**TASK BRIEF**
The records underneath are to be repeated exactly, with the pictures left out.

(Charts and diagrams as code)

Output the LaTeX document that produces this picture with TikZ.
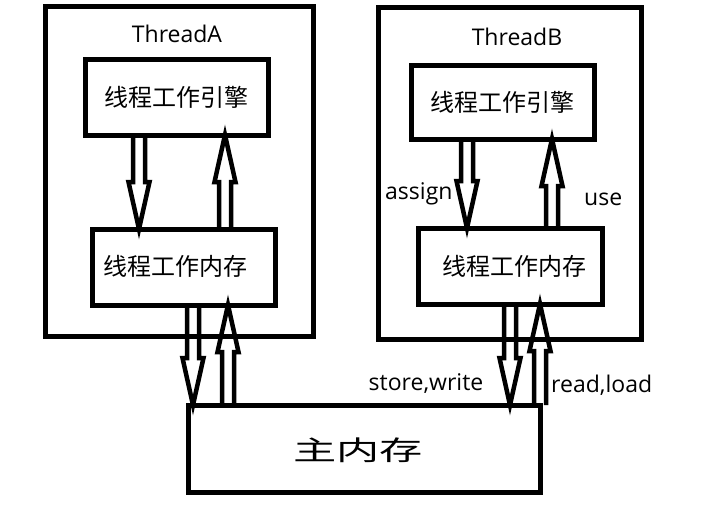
\documentclass[tikz,border=0pt]{standalone}
\usepackage{fontspec}
\usepackage{graphicx}
\setmainfont{Open Sans}
\newfontfamily\cjk{Noto Sans CJK SC}
\usetikzlibrary{calc}
\tikzset{
  box/.style={draw=black, line width=5pt, outer sep=0pt, inner sep=0pt},
  hollow/.style={draw=black, line width=4.5pt, line join=miter},
  lbl/.style={font=\fontsize{23}{26}\selectfont, inner sep=0pt},
  zh/.style={font=\fontsize{24}{27}\selectfont\cjk, inner sep=0pt}
}
\newcommand\harrow[3]{%
  \coordinate (hs) at (#2 -| #1,0);
  \coordinate (he) at (#3 -| #1,0);
  \coordinate (hb) at ($(he)!47pt!(hs)$);
  \draw[hollow] ($(hs)!6pt!90:(he)$) -- ($(hb)!6pt!90:(he)$) -- ($(hb)!10.5pt!90:(he)$)
    -- (he) -- ($(hb)!10.5pt!-90:(he)$) -- ($(hb)!6pt!-90:(he)$) -- ($(hs)!6pt!-90:(he)$);
}
\begin{document}
\begin{tikzpicture}[x=1pt,y=-1pt]
\useasboundingbox (0,0) rectangle (702,511);
% outer thread boxes
\node[box, minimum width=268pt, minimum height=329pt] (ta) at (179,171.5) {};
\node[box, minimum width=263pt, minimum height=331pt] (tb) at (509.5,173.5) {};
\node[lbl, anchor=base] (tal) at (177,43) {ThreadA};
\node[lbl, anchor=base] (tbl) at (517,46) {ThreadB};
% inner boxes
\node[box, minimum width=183pt, minimum height=75pt, zh] (ea) at (176.5,97.5) {线程工作引擎};
\node[box, minimum width=183pt, minimum height=76pt] (wa) at (183.5,267) {};
\node[zh] (wal) at (175,266) {线程工作内存};
\node[box, minimum width=183pt, minimum height=73pt, zh] (eb) at (502.5,102.5) {线程工作引擎};
\node[box, minimum width=184pt, minimum height=76pt] (wb) at (510,266) {};
\node[zh] (wbl) at (514,266) {线程工作内存};
% main memory
\node[box, minimum width=352pt, minimum height=87pt] (mm) at (364,448.5) {};
\node[inner sep=0pt] (mml) at (358,450) {\scalebox{1.6}[1]{\fontsize{27}{30}\selectfont\cjk 主内存}};
% arrows thread A
\harrow{139}{ea.south}{wa.north}
\harrow{225}{wa.north}{ea.south}
\harrow{193}{wa.south}{mm.north}
\harrow{228}{mm.north}{wa.south}
% arrows thread B
\harrow{467}{eb.south}{wb.north}
\harrow{552}{wb.north}{eb.south}
\harrow{510}{wb.south}{mm.north}
\harrow{540}{mm.north}{wb.south}
% labels
\node[lbl, anchor=base west] (las) at (385,199) {assign};
\node[lbl, anchor=base west] (lus) at (584,205) {use};
\node[lbl, anchor=base] (lsw) at (426,390) {store,write};
\node[lbl, anchor=base west] (lrl) at (551,392) {read,load};
\end{tikzpicture}
\end{document}
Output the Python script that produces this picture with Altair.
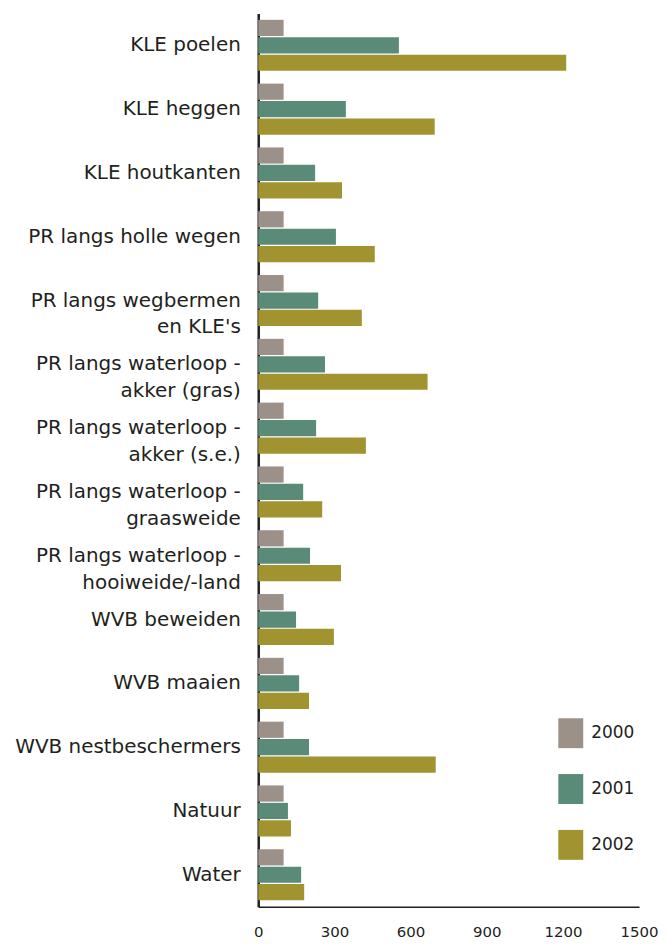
import altair as alt
import pandas as pd

categories = [
    "KLE poelen",
    "KLE heggen",
    "KLE houtkanten",
    "PR langs holle wegen",
    "PR langs wegbermen|en KLE's",
    "PR langs waterloop -|akker (gras)",
    "PR langs waterloop -|akker (s.e.)",
    "PR langs waterloop -|graasweide",
    "PR langs waterloop -|hooiweide/-land",
    "WVB beweiden",
    "WVB maaien",
    "WVB nestbeschermers",
    "Natuur",
    "Water",
]
years = ["2000", "2001", "2002"]
values_2000 = [100, 100, 100, 100, 100, 100, 100, 100, 100, 100, 100, 100, 100, 100]
values_2001 = [554, 345, 224, 306, 236, 263, 228, 177, 204, 149, 161, 200, 117, 169]
values_2002 = [1213, 695, 330, 459, 408, 667, 424, 252, 326, 298, 200, 699, 129, 181]
colors = ["#9b9189", "#5a8a78", "#a09330"]
x_ticks = [0, 300, 600, 900, 1200, 1500]

rows = []
for yr, vals in zip(years, [values_2000, values_2001, values_2002]):
    for c, v in zip(categories, vals):
        rows.append({"cat": c, "year": yr, "value": v})
df = pd.DataFrame(rows)

chart = alt.Chart(df).mark_bar().encode(
    x=alt.X(
        "value:Q",
        scale=alt.Scale(domain=[0, 1500], nice=False, zero=True),
        axis=alt.Axis(
            values=x_ticks,
            format="d",
            title=None,
            grid=False,
            ticks=False,
            domainColor="#231f20",
            domainWidth=1.5,
            labelFont="DejaVu Sans",
            labelFontSize=15,
            labelColor="#231f20",
            labelPadding=18,
            labelFlush=False,
        ),
    ),
    y=alt.Y(
        "cat:N",
        sort=categories,
        scale=alt.Scale(paddingInner=0.2, paddingOuter=0.1),
        axis=alt.Axis(
            title=None,
            grid=False,
            ticks=False,
            domainColor="#231f20",
            domainWidth=2.5,
            labelFont="DejaVu Sans",
            labelFontSize=20,
            labelColor="#231f20",
            labelPadding=18,
            labelLimit=400,
            labelLineHeight=27,
            labelExpr="split(datum.label, '|')",
            minExtent=250,
            maxExtent=250,
        ),
    ),
    yOffset=alt.YOffset("year:N", sort=years, scale=alt.Scale(paddingInner=0.07)),
    color=alt.Color(
        "year:N",
        sort=years,
        scale=alt.Scale(domain=years, range=colors),
        legend=alt.Legend(
            title=None,
            orient="none",
            legendX=298.5,
            legendY=707,
            symbolType="M-0.833,-1H0.833V1H-0.833Z",
            symbolSize=900,
            symbolStrokeWidth=0,
            symbolOpacity=1,
            rowPadding=26,
            labelOffset=5.5,
            labelFont="DejaVu Sans",
            labelFontSize=17,
            labelColor="#231f20",
            padding=0,
        ),
    ),
).properties(
    width=382,
    height=896,
    background="white",
    padding={"left": 1, "top": 4, "right": 0, "bottom": 0},
).configure_view(stroke=None)

chart.save("out.html", embed_options={"renderer": "svg", "actions": False})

**RIGHT ANSWER**
Output the LaTeX document that produces this picture with TikZ.
\documentclass[tikz,border=0pt]{standalone}
\usepackage{fontspec}
\usepackage{graphicx}
\setmainfont{Open Sans}
\newfontfamily\cjk{Noto Sans CJK SC}
\usetikzlibrary{calc}
\tikzset{
  box/.style={draw=black, line width=5pt, outer sep=0pt, inner sep=0pt},
  hollow/.style={draw=black, line width=4.5pt, line join=miter},
  lbl/.style={font=\fontsize{23}{26}\selectfont, inner sep=0pt},
  zh/.style={font=\fontsize{24}{27}\selectfont\cjk, inner sep=0pt}
}
\newcommand\harrow[3]{%
  \coordinate (hs) at (#2 -| #1,0);
  \coordinate (he) at (#3 -| #1,0);
  \coordinate (hb) at ($(he)!47pt!(hs)$);
  \draw[hollow] ($(hs)!6pt!90:(he)$) -- ($(hb)!6pt!90:(he)$) -- ($(hb)!10.5pt!90:(he)$)
    -- (he) -- ($(hb)!10.5pt!-90:(he)$) -- ($(hb)!6pt!-90:(he)$) -- ($(hs)!6pt!-90:(he)$);
}
\begin{document}
\begin{tikzpicture}[x=1pt,y=-1pt]
\useasboundingbox (0,0) rectangle (702,511);
% outer thread boxes
\node[box, minimum width=268pt, minimum height=329pt] (ta) at (179,171.5) {};
\node[box, minimum width=263pt, minimum height=331pt] (tb) at (509.5,173.5) {};
\node[lbl, anchor=base] (tal) at (177,43) {ThreadA};
\node[lbl, anchor=base] (tbl) at (517,46) {ThreadB};
% inner boxes
\node[box, minimum width=183pt, minimum height=75pt, zh] (ea) at (176.5,97.5) {线程工作引擎};
\node[box, minimum width=183pt, minimum height=76pt] (wa) at (183.5,267) {};
\node[zh] (wal) at (175,266) {线程工作内存};
\node[box, minimum width=183pt, minimum height=73pt, zh] (eb) at (502.5,102.5) {线程工作引擎};
\node[box, minimum width=184pt, minimum height=76pt] (wb) at (510,266) {};
\node[zh] (wbl) at (514,266) {线程工作内存};
% main memory
\node[box, minimum width=352pt, minimum height=87pt] (mm) at (364,448.5) {};
\node[inner sep=0pt] (mml) at (358,450) {\scalebox{1.6}[1]{\fontsize{27}{30}\selectfont\cjk 主内存}};
% arrows thread A
\harrow{139}{ea.south}{wa.north}
\harrow{225}{wa.north}{ea.south}
\harrow{193}{wa.south}{mm.north}
\harrow{228}{mm.north}{wa.south}
% arrows thread B
\harrow{467}{eb.south}{wb.north}
\harrow{552}{wb.north}{eb.south}
\harrow{510}{wb.south}{mm.north}
\harrow{540}{mm.north}{wb.south}
% labels
\node[lbl, anchor=base west] (las) at (385,199) {assign};
\node[lbl, anchor=base west] (lus) at (584,205) {use};
\node[lbl, anchor=base] (lsw) at (426,390) {store,write};
\node[lbl, anchor=base west] (lrl) at (551,392) {read,load};
\end{tikzpicture}
\end{document}
Output the Python script that produces this picture with Altair.
import altair as alt
import pandas as pd

categories = [
    "KLE poelen",
    "KLE heggen",
    "KLE houtkanten",
    "PR langs holle wegen",
    "PR langs wegbermen|en KLE's",
    "PR langs waterloop -|akker (gras)",
    "PR langs waterloop -|akker (s.e.)",
    "PR langs waterloop -|graasweide",
    "PR langs waterloop -|hooiweide/-land",
    "WVB beweiden",
    "WVB maaien",
    "WVB nestbeschermers",
    "Natuur",
    "Water",
]
years = ["2000", "2001", "2002"]
values_2000 = [100, 100, 100, 100, 100, 100, 100, 100, 100, 100, 100, 100, 100, 100]
values_2001 = [554, 345, 224, 306, 236, 263, 228, 177, 204, 149, 161, 200, 117, 169]
values_2002 = [1213, 695, 330, 459, 408, 667, 424, 252, 326, 298, 200, 699, 129, 181]
colors = ["#9b9189", "#5a8a78", "#a09330"]
x_ticks = [0, 300, 600, 900, 1200, 1500]

rows = []
for yr, vals in zip(years, [values_2000, values_2001, values_2002]):
    for c, v in zip(categories, vals):
        rows.append({"cat": c, "year": yr, "value": v})
df = pd.DataFrame(rows)

chart = alt.Chart(df).mark_bar().encode(
    x=alt.X(
        "value:Q",
        scale=alt.Scale(domain=[0, 1500], nice=False, zero=True),
        axis=alt.Axis(
            values=x_ticks,
            format="d",
            title=None,
            grid=False,
            ticks=False,
            domainColor="#231f20",
            domainWidth=1.5,
            labelFont="DejaVu Sans",
            labelFontSize=15,
            labelColor="#231f20",
            labelPadding=18,
            labelFlush=False,
        ),
    ),
    y=alt.Y(
        "cat:N",
        sort=categories,
        scale=alt.Scale(paddingInner=0.2, paddingOuter=0.1),
        axis=alt.Axis(
            title=None,
            grid=False,
            ticks=False,
            domainColor="#231f20",
            domainWidth=2.5,
            labelFont="DejaVu Sans",
            labelFontSize=20,
            labelColor="#231f20",
            labelPadding=18,
            labelLimit=400,
            labelLineHeight=27,
            labelExpr="split(datum.label, '|')",
            minExtent=250,
            maxExtent=250,
        ),
    ),
    yOffset=alt.YOffset("year:N", sort=years, scale=alt.Scale(paddingInner=0.07)),
    color=alt.Color(
        "year:N",
        sort=years,
        scale=alt.Scale(domain=years, range=colors),
        legend=alt.Legend(
            title=None,
            orient="none",
            legendX=298.5,
            legendY=707,
            symbolType="M-0.833,-1H0.833V1H-0.833Z",
            symbolSize=900,
            symbolStrokeWidth=0,
            symbolOpacity=1,
            rowPadding=26,
            labelOffset=5.5,
            labelFont="DejaVu Sans",
            labelFontSize=17,
            labelColor="#231f20",
            padding=0,
        ),
    ),
).properties(
    width=382,
    height=896,
    background="white",
    padding={"left": 1, "top": 4, "right": 0, "bottom": 0},
).configure_view(stroke=None)

chart.save("out.html", embed_options={"renderer": "svg", "actions": False})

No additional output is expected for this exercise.